At the retreat, with the aid of a Spanish interpreter, we talked about the issues that LA Voice is tackling (affordable housing, immigration reform, health care issues), but most importantly, we spent time getting to know one another, sharing our congregational successes along with our challenges. We were one of two synagogues present. Stephen S. Wise Temple and IKAR were there to "open the gate."
Each congregational leader reported on their work to date. It was empowering to hear and be supported in our work thus far. All congregations are having similar one-on-ones and relationship building sessions with their members. The residents of Boyle Heights, along with other communities, were impressed with our 6 areas of potential engagement (see below). But along with this positive exchange, many questions were asked.
Why does LA Voice PICO exist with such strength at this time given all of the challenges in our city? What can we do differently now? One of the leaders of LA Voice Pico, Zach Hoover, outlined our cyclical vision of community interaction each item flowing into the next around a wheel: NECESSITY - What is lacking in our communities and what do we care about? CAPACITY - What are we capable of accomplishing together? OPPORTUNITY - Is there an opportunity today that meets our needs?
We need to take this opportunity and test and talk about current issues and realities. How does Stephen S. Wise Temple as a congregation respond to this call to action, to this need and opportunity at this time? What is our story going to be and how will we get closer? Acérquense a la gente. For the sake of our spiritual health and tikkun olam, we must start to open these gates and connect our lives to those who are most vulnerable. Do these actual and symbolic walls that we have built permit our apathy and passivity?

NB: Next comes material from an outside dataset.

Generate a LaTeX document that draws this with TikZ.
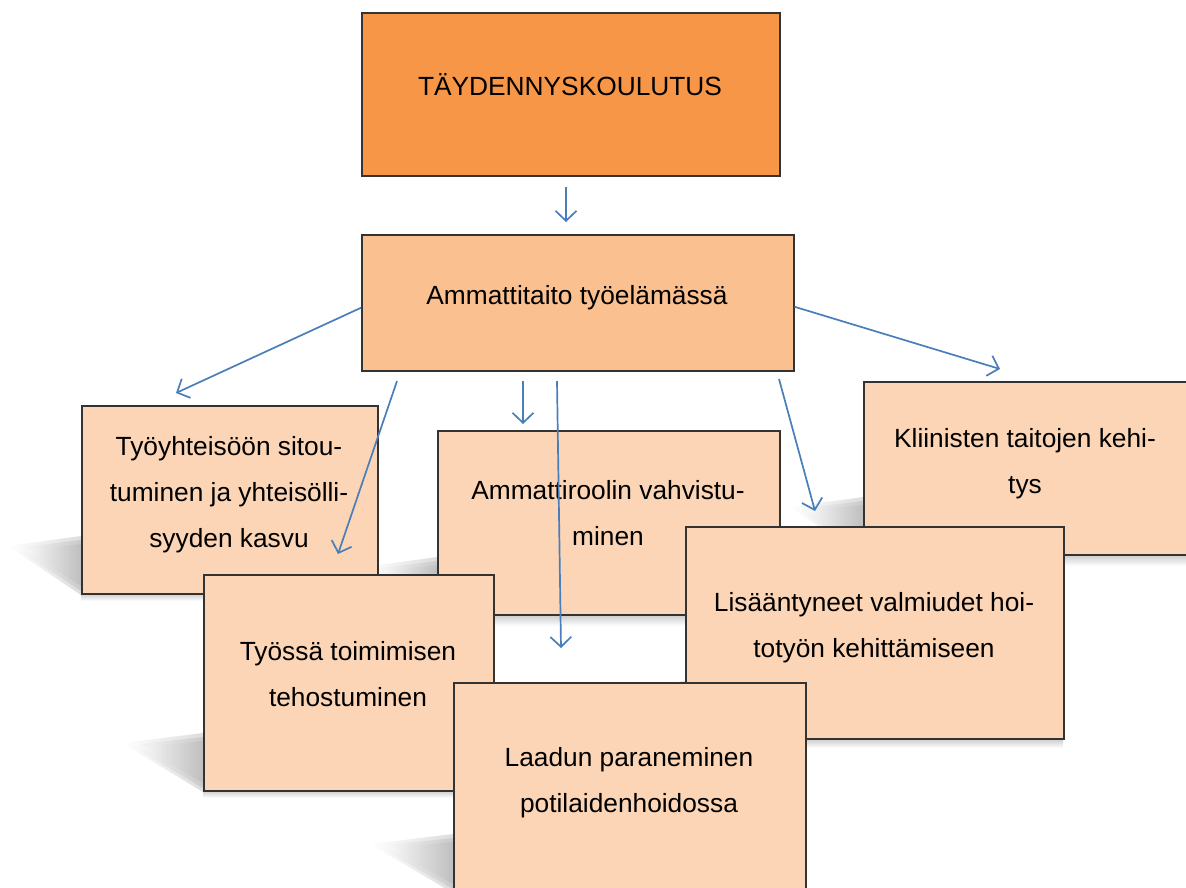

To become more engaged in our LA vision, attend the Town Hall Meeting at Stephen S. Wise Temple on Wednesday, June 17, 7:30 p.m. We'll roll out our Social Justice Plan with personal testimonials, a text study, and breakout groups.
As Rabbi Stern, Sharon Almany and the Social Justice Leadership team continue to reiterate to our Social Justice Leadership Team, at House Meetings, and from the bima, "This is among the most meaningful experiences that I have as a rabbi -- I want you to have that potential as well."